As such, we need to go beyond rationalism and re-embrace humanism, which affirms humankind’s specialness, against Malthusian and apocalyptic environmentalists who condemn human civilization and humanity itself. As environmental humanists, whether scientists, journalists, or activists, we must ground ourselves first in our commitment to the transcendent moral purpose of universal human flourishing and environmental progress, and then in rationality.
The “corrective spice” to science, said Bacon, was “charity (or love).”
A core ethic of environmental humanism is that rich nations must support, not deny, development to poor nations. Specifically, rich nations should lift the various restrictions on development aid for energy production in poor and developing nations. It is hypocritical and unethical to demand that poor nations follow a more expensive and thus slower path to prosperity than the West followed. As the last nations to develop, it is already going to be harder for them to industrialize.
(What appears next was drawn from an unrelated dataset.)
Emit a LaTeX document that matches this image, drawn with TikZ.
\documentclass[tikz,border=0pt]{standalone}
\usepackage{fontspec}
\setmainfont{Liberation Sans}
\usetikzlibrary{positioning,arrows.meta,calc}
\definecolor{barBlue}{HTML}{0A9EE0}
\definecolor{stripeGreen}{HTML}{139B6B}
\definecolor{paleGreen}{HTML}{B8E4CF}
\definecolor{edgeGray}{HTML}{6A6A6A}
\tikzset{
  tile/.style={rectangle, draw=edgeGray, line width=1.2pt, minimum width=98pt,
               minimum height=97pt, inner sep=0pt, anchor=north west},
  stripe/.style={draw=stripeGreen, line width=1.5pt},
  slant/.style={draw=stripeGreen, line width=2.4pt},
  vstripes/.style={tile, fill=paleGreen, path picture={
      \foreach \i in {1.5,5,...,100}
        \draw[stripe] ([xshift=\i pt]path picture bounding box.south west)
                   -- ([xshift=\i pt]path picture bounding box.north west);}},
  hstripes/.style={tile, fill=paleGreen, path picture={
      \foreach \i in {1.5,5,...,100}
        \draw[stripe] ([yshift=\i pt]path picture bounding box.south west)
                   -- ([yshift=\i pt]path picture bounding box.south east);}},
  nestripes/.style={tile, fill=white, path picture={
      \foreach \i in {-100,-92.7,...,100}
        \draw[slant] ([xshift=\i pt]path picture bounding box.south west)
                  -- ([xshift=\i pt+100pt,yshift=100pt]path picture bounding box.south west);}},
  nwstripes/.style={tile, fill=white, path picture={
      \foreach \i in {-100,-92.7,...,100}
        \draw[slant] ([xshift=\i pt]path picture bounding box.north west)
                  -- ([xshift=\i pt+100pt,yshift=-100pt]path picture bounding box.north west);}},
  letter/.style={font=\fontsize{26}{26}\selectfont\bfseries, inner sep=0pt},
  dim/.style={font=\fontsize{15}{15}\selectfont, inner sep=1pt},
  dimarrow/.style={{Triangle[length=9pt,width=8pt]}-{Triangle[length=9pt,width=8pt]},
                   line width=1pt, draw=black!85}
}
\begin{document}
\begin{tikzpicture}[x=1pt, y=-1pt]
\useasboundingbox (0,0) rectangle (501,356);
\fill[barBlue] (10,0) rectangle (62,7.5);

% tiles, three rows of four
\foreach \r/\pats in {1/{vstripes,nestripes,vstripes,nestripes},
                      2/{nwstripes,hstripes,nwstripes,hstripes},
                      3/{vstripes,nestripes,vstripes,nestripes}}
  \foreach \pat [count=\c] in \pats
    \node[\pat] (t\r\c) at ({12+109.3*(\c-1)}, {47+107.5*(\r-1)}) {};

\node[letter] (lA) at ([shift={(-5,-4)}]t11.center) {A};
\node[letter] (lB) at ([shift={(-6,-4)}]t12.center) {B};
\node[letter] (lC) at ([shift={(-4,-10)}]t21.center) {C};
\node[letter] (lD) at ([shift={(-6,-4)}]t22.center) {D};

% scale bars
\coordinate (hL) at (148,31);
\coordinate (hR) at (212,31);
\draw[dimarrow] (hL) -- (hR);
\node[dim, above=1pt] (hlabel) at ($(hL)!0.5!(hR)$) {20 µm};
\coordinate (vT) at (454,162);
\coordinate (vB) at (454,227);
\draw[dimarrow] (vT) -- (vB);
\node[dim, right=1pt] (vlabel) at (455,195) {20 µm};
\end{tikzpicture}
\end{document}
News media, editors, and journalists might consider whether their constant sensationalizing of environmental problems is consistent with their professional commitment to fairness and accuracy, and their personal commitment to being a positive force in the world.
Experiments inspired by Ernest Becker’s work suggest that doing so could help with our angst. When psychologists encourage people to think of their eventual deaths, they tend to feel anxious about how they are living their lives. But when they encourage people to imagine they are dying, and to look back on their lives, they tend to do so with gratitude, appreciation, and greater love toward those around them.